* ENTRIES PROVIDED:
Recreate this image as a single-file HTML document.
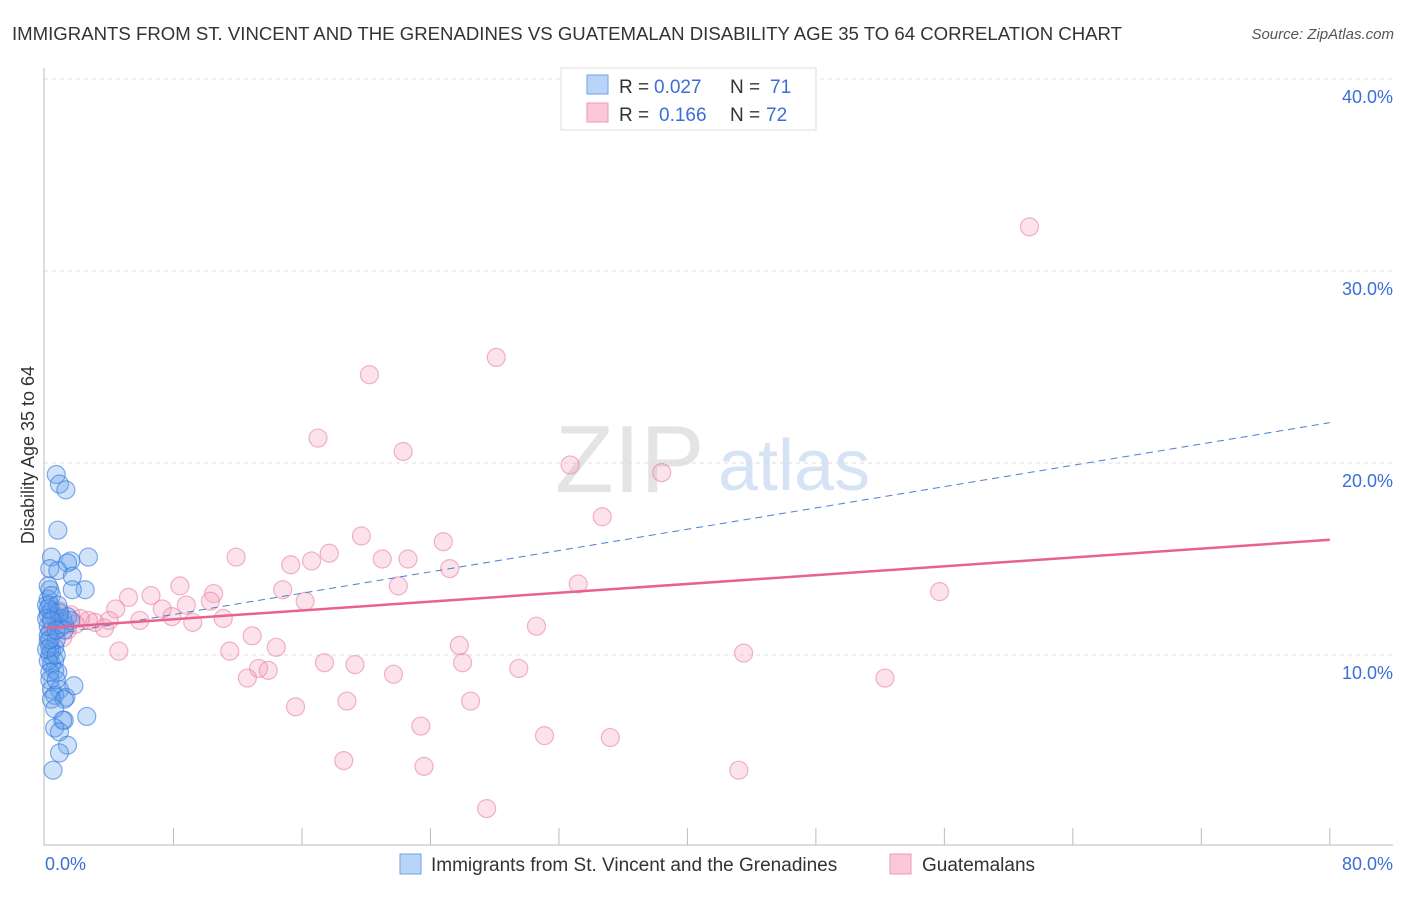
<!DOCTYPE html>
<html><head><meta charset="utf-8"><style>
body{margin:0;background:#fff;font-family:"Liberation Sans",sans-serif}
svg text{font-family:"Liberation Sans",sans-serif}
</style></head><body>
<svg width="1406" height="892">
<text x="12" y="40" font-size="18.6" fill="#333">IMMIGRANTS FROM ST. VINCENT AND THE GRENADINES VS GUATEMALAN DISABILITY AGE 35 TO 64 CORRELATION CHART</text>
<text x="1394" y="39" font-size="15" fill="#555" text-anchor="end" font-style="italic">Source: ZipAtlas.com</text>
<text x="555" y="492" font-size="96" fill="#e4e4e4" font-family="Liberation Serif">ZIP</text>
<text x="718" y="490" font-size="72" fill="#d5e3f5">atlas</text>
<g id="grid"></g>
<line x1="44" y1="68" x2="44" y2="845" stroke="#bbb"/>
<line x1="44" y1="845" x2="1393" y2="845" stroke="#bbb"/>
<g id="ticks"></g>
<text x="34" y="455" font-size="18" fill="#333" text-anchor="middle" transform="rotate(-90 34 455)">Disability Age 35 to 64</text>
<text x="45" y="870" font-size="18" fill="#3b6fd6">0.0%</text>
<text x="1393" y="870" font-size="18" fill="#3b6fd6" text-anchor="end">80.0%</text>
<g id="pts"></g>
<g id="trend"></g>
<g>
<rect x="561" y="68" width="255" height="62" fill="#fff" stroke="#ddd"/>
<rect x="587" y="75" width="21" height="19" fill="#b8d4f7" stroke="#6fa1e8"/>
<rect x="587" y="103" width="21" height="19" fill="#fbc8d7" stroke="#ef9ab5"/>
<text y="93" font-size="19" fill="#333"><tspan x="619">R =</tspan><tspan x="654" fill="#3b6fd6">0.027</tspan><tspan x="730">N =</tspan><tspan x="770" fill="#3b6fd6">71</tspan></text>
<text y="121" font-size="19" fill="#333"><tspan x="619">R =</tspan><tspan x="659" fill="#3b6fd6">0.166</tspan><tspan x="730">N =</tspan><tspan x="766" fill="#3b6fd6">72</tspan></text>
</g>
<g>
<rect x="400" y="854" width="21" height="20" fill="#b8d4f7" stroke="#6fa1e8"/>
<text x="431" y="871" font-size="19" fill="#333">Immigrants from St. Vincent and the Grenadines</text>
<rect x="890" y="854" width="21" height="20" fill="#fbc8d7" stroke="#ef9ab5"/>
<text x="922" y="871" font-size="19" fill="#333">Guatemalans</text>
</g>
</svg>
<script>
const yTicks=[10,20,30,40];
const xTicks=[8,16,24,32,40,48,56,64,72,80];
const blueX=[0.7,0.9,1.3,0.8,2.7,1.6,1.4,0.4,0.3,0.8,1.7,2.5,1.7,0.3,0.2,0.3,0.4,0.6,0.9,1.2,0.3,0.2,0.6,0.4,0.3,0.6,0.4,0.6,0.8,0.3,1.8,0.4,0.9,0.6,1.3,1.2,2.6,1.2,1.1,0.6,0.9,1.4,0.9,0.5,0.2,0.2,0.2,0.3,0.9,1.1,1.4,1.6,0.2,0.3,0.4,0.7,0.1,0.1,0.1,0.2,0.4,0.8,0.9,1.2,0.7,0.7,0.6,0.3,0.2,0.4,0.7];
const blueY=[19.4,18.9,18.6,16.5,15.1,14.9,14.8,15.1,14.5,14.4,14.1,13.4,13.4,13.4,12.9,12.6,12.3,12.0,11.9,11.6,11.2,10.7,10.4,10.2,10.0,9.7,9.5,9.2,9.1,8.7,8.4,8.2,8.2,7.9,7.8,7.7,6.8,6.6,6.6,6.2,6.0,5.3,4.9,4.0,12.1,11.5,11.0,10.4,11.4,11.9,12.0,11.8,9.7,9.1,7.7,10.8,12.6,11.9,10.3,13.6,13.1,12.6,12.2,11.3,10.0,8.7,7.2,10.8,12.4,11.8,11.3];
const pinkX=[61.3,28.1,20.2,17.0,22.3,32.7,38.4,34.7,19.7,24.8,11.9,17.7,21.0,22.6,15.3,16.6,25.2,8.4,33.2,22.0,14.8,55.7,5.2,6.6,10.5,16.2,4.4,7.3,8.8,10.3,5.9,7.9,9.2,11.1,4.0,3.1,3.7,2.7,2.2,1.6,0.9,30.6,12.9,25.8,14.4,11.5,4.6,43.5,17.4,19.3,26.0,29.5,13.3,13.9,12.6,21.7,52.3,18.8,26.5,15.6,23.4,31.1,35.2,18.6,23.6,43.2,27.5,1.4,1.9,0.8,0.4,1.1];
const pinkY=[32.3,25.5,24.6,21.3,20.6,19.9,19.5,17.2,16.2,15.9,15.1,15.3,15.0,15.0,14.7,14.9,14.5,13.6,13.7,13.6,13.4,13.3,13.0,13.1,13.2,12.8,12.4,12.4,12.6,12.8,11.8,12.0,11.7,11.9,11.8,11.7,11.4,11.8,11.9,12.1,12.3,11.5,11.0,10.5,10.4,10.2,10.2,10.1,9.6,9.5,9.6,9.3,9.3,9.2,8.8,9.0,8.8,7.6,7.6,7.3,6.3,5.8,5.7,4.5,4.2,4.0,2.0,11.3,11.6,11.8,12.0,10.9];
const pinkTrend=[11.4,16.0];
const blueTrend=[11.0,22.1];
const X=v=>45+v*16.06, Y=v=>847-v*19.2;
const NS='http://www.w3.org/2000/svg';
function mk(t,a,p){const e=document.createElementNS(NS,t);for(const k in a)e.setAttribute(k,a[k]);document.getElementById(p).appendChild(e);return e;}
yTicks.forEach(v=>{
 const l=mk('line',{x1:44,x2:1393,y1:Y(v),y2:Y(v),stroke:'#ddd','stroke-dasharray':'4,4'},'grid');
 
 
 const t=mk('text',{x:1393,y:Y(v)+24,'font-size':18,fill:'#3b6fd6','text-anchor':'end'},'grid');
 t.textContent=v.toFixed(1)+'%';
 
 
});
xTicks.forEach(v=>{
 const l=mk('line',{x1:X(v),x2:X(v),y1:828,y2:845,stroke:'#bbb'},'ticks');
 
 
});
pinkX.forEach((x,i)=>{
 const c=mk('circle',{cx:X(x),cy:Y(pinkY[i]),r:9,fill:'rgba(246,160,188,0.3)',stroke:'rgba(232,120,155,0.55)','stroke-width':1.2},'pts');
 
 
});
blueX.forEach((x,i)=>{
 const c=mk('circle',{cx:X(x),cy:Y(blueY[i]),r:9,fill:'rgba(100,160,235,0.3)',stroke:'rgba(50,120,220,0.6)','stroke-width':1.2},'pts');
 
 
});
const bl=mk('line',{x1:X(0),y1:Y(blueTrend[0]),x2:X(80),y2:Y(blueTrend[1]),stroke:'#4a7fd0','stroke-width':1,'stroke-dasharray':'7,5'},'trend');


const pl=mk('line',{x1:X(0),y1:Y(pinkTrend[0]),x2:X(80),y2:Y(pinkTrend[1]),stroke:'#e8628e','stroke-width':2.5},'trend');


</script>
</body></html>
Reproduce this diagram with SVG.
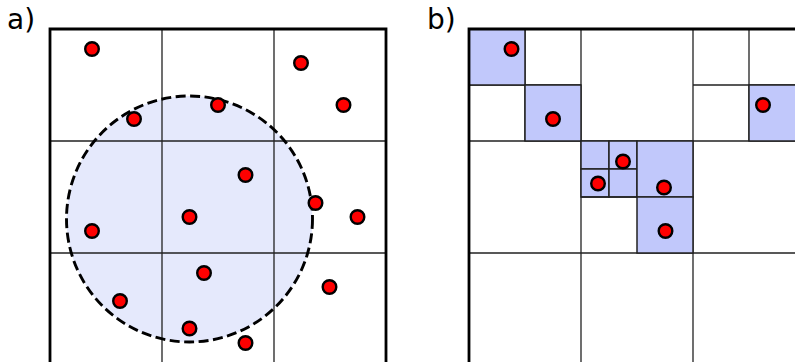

* GIVEN PROBLEM: Search the entries for the word "document" and gather every line where it appears.

* IN RESPONSE:
Recreate this image as a single-file HTML document.
function mk(t,a,p){const e=document.createElementNS(NS,t);for(const k in a)e.setAttribute(k,a[k]);document.getElementById(p).appendChild(e);return e;}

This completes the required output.